For over a year people have been using the word recession to describe Alberta's oil industry but now a respected economist and analyst says it's worse than that.

ARC Financial’s Peter Tertzakian sat on the province’s Royalty Review Panel and says Alberta’s biggest industry has passed the recession stage and is now in a depression.

Tertzakian spoke to the Business News Network on Friday morning and said even if oil prices jump this year it won't change things anytime soon.

“There’s still very limited cash flow. It’s dried up for the producers, which means the service companies take it on the chin doubly hard.
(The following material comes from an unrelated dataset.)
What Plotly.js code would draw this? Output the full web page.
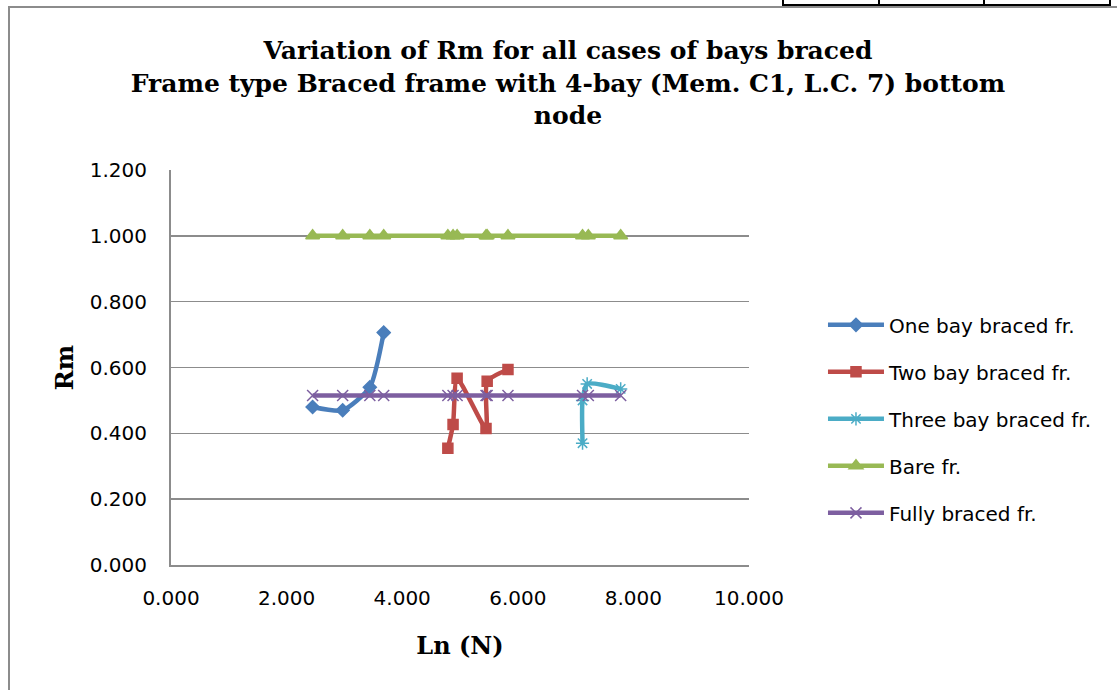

The price, even if it goes back to 50, 60, we’re still going to have to wait until the activity starts to kick in so unfortunately the service industry, not only here but globally, is really in a state of depression,” said Tertzakian.

He says 2016 will bring billions in spending cuts and countless other cost saving measures, which will mean more job losses in a province that's already seen 40,000 people, directly employed by the oil business, lose their employment.
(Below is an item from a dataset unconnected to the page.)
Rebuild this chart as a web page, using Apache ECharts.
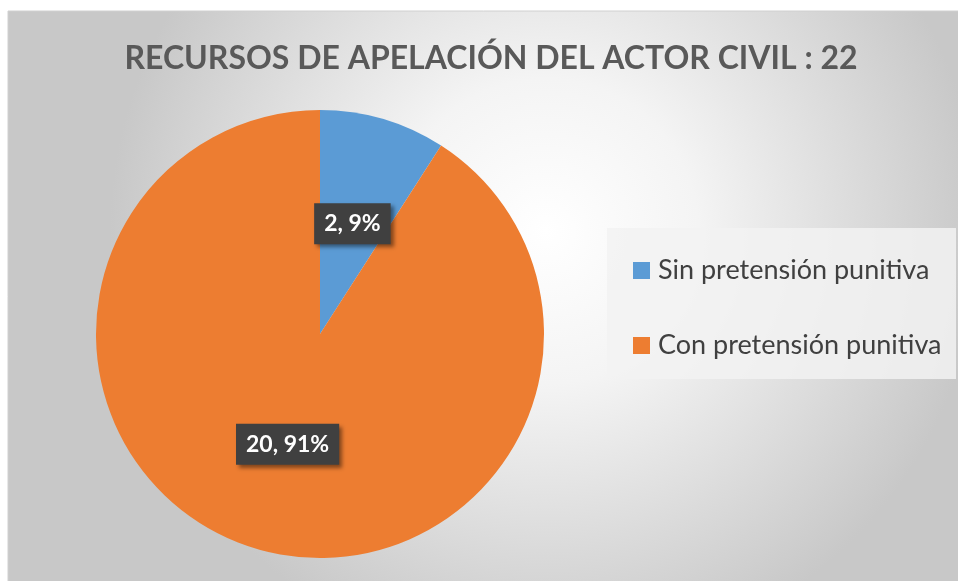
<!DOCTYPE html>
<html>
<head>
<meta charset="utf-8">
<script src="https://cdn.jsdelivr.net/npm/echarts@6/dist/echarts.min.js"></script>
<style>
  html, body { margin: 0; padding: 0; background: #fff; }
  #chart { width: 958px; height: 581px; }
</style>
</head>
<body>
<div id="chart"></div>
<script>
// datos del gráfico
var categorias = ['Sin pretensión punitiva', 'Con pretensión punitiva'];
var valores = [2, 20];
var colores = ['#5B9BD5', '#ED7D31'];
var titulo = 'RECURSOS DE APELACIÓN DEL ACTOR CIVIL : 22';

var myChart = echarts.init(document.getElementById('chart'));

var datos = [];
for (var i = 0; i < categorias.length; i++) {
    datos.push({ name: categorias[i], value: valores[i], itemStyle: { color: colores[i] } });
}

option = {
    animation: false,
    graphic: [
        {
            // fondo del área del gráfico
            type: 'rect',
            z: -10,
            shape: { x: 8, y: 11, width: 960, height: 580 },
            style: {
                fill: {
                    type: 'radial', x: 0.56, y: 0.38, r: 0.75,
                    colorStops: [
                        { offset: 0, color: '#ffffff' },
                        { offset: 0.35, color: '#f4f4f4' },
                        { offset: 1, color: '#c8c8c8' }
                    ]
                },
                stroke: '#d0d0d0',
                lineWidth: 1
            }
        },
        {
            // caja de la leyenda
            type: 'rect',
            z: -5,
            shape: { x: 607, y: 228, width: 349, height: 151 },
            style: { fill: 'rgba(242,242,242,0.85)' }
        }
    ],
    title: {
        text: titulo,
        left: 486,
        textAlign: 'center',
        top: 38,
        textStyle: {
            fontFamily: 'Lato',
            fontWeight: 'bold',
            fontSize: 32,
            color: '#595959'
        }
    },
    legend: {
        orient: 'vertical',
        left: 628,
        top: 252,
        itemWidth: 17,
        itemHeight: 17,
        itemGap: 48,
        icon: 'rect',
        textStyle: {
            fontFamily: 'Lato',
            fontSize: 27,
            color: '#404040',
            padding: [0, 0, 0, 3]
        },
        data: categorias
    },
    series: [
        {
            name: 'Recursos',
            type: 'pie',
            center: [320, 334],
            radius: 224,
            startAngle: 90,
            clockwise: true,
            percentPrecision: 0,
            data: datos,
            label: {
                show: true,
                position: 'inside',
                formatter: '{c}, {d}%',
                fontFamily: 'Lato',
                fontWeight: 'bold',
                fontSize: 23,
                color: '#ffffff',
                backgroundColor: '#404040',
                padding: [10, 10, 8, 10],
                shadowBlur: 4,
                shadowOffsetX: 3,
                shadowOffsetY: 3,
                shadowColor: 'rgba(0,0,0,0.45)'
            },
            labelLine: { show: false },
            emphasis: { disabled: true }
        }
    ]
};

myChart.setOption(option);
window.addEventListener('resize', function () {
    myChart.resize();
});
</script>
</body>
</html>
Terrance Jerome has been going down to Calgary’s ‘Cash Corner’ for over three decades and has seen Alberta’s economy go through good times and bad.

“Right now it’s extreme and you’ve got to have lots of experience in basically whatever you do,” said Jerome. “When there was no recession, there was people making $30 to $35 an hour off this corner and it was just no problems. Just these last few years, it’s been, slowed right down. There’s just not enough work for everyone who comes here.”

Courtney Hare works for Momentum and helps people take control of their personal finances and secure employment. She says her organization has seen a steady increase for its services recently.

“We have seen an overall increase of about 35 percent in all of our programs overall and very specifically, we’ve seen an increase in our trades training program demand so for example, for 75 spots we had available for trades training, we had a thousand applicants. And for our self-employment programs, business development programs, we’ve seen about a 22 percent increase in participation,” said Hare.

Hare says the downturn in the economy is a good opportunity to retrain or enhance skills so that people are prepared when the economy recovers.

Alberta Premier Rachel Notley was in Calgary for a speaking engagement on Friday and ducked reporters when they tried to ask about the government’s plans to deal with a worsening situation in the oil patch.